The Moral Tradition of American Constitutionalism
by: H. Jefferson Powell
From the publisher: “Debate over the relationship between morality and the law characterizes the contemporary discussion of American constitutionalism. Many theorists equate constitutionalism with the social morality of the American community; others deny the existence of such a community and identify constitutionalism simply as the positive law of the state. In this thoughtful and innovative book, H. Jefferson Powell presents a theological interpretation of the connection between constitutionalism and morality. Powell locates the origins of constitutional law in the Enlightenment attempt to control the violence of the state by subjecting power to reason.

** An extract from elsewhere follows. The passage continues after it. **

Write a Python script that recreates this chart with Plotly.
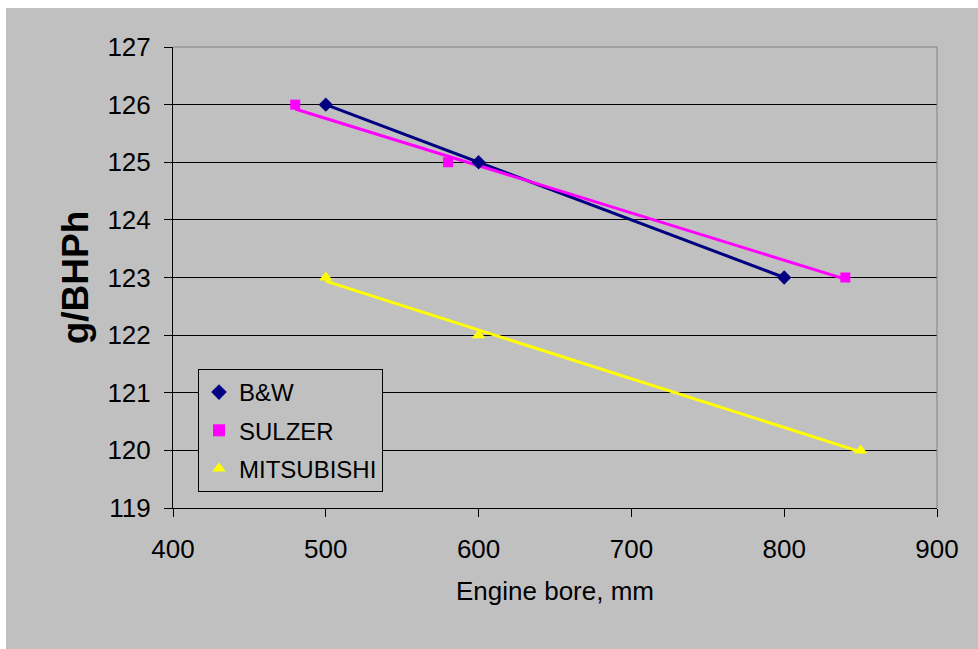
import numpy as np
import plotly.graph_objects as go

# ---- data ----
bw_x = [500, 600, 800]
bw_y = [126, 125, 123]
sulzer_x = [480, 580, 840]
sulzer_y = [126, 125, 123]
mitsu_x = [500, 600, 850]
mitsu_y = [123, 122, 120]

series_names = ["B&W", "SULZER", "MITSUBISHI"]
x_ticks = [400, 500, 600, 700, 800, 900]
y_ticks = [119, 120, 121, 122, 123, 124, 125, 126, 127]

colors = ["#000080", "#FF00FF", "#FFFF00"]
symbols = ["diamond", "square", "triangle-up"]
msizes = [11, 10, 12]

FONT = "Liberation Sans, Arial, sans-serif"
GRAY = "#C0C0C0"

W, H = 978, 649
L, R, T, B = 173, 41, 47, 141
pw, ph = W - L - R, H - T - B

fig = go.Figure()
datasets = [(bw_x, bw_y), (sulzer_x, sulzer_y), (mitsu_x, mitsu_y)]

# linear trendlines (least squares fit of each series)
for (xs, ys), c in zip(datasets, colors):
    k, b0 = np.polyfit(xs, ys, 1)
    xe = np.array([min(xs), max(xs)], dtype=float)
    fig.add_trace(go.Scatter(x=xe, y=k * xe + b0, mode="lines",
                             line=dict(color=c, width=3), showlegend=False,
                             hoverinfo="skip"))

for i, ((xs, ys), name, c, s, ms) in enumerate(zip(datasets, series_names, colors, symbols, msizes)):
    fig.add_trace(go.Scatter(x=xs, y=ys, mode="markers", name=name, legendgroup=f"g{i}",
                             marker=dict(color=c, symbol=s, size=ms, line=dict(width=0))))

def px_x(p):
    return (p - L) / pw

def px_y(p):
    return 1 - (p - T) / ph

shapes = [
    dict(type="rect", xref="paper", yref="paper", x0=px_x(0), x1=px_x(W), y0=px_y(8), y1=px_y(0),
         fillcolor="white", line=dict(width=0), layer="below"),
    dict(type="rect", xref="paper", yref="paper", x0=px_x(0), x1=px_x(6), y0=px_y(H), y1=px_y(0),
         fillcolor="white", line=dict(width=0), layer="below"),
    dict(type="line", xref="paper", yref="paper", x0=0, x1=1, y0=1, y1=1,
         line=dict(color="#808080", width=1), layer="above"),
    dict(type="line", xref="paper", yref="paper", x0=1, x1=1, y0=0, y1=1,
         line=dict(color="#808080", width=1), layer="above"),
]

fig.update_layout(
    width=W, height=H,
    margin=dict(l=L, r=R, t=T, b=B),
    paper_bgcolor=GRAY, plot_bgcolor=GRAY,
    font=dict(family=FONT, color="black", size=26),
    shapes=shapes,
    showlegend=True,
    legend=dict(x=px_x(198), y=px_y(369), xanchor="left", yanchor="top",
                bgcolor=GRAY, bordercolor="black", borderwidth=1,
                font=dict(size=24, family=FONT), tracegroupgap=4,
                itemsizing="constant"),
    xaxis=dict(range=[400, 900], tickvals=x_ticks, ticks="outside", ticklen=8,
               tickcolor="black", showline=True, linecolor="black", linewidth=1,
               showgrid=False, zeroline=False, tickfont=dict(size=26),
               ticklabelstandoff=10,
               title=dict(text="Engine bore, mm", font=dict(size=26), standoff=18)),
    yaxis=dict(range=[119, 127], tickvals=y_ticks, ticks="outside", ticklen=8,
               tickcolor="black", showline=True, linecolor="black", linewidth=1,
               showgrid=True, gridcolor="black", gridwidth=1, zeroline=False,
               tickfont=dict(size=26), ticklabelstandoff=8,
               title=dict(text="<b>g/BHPh</b>", font=dict(size=37), standoff=7)),
)

fig.write_html("out.html", config={"displayModeBar": False},
               post_script="document.body.style.margin='0';")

He then traces constitutionalism's rapid evolution into a tradition of rational inquiry centered in the practice of adjudication and embodied in a community of lawyers and judges. Finally, Powell shows how the tradition’s nineteenth-century presuppositions about the autonomy and rationality of constitutional argument have been undermined in the twentieth century, within the constitutional community itself, by the acceptance of a positivist and ‘democratic’ understanding of law. Powell shows how the continued willingness of the courts to resolve moral questions by invoking ‘the Constitution’ has thrown the constitutional tradition into an epistemological crisis. . . . Despite the controversial implications for judicial practice and legal argument, Powell ultimately argues that the liberal tradition of rational inquiry—American constitutionalism—be renounced by the Christian community in favor of the majoritarian political process.”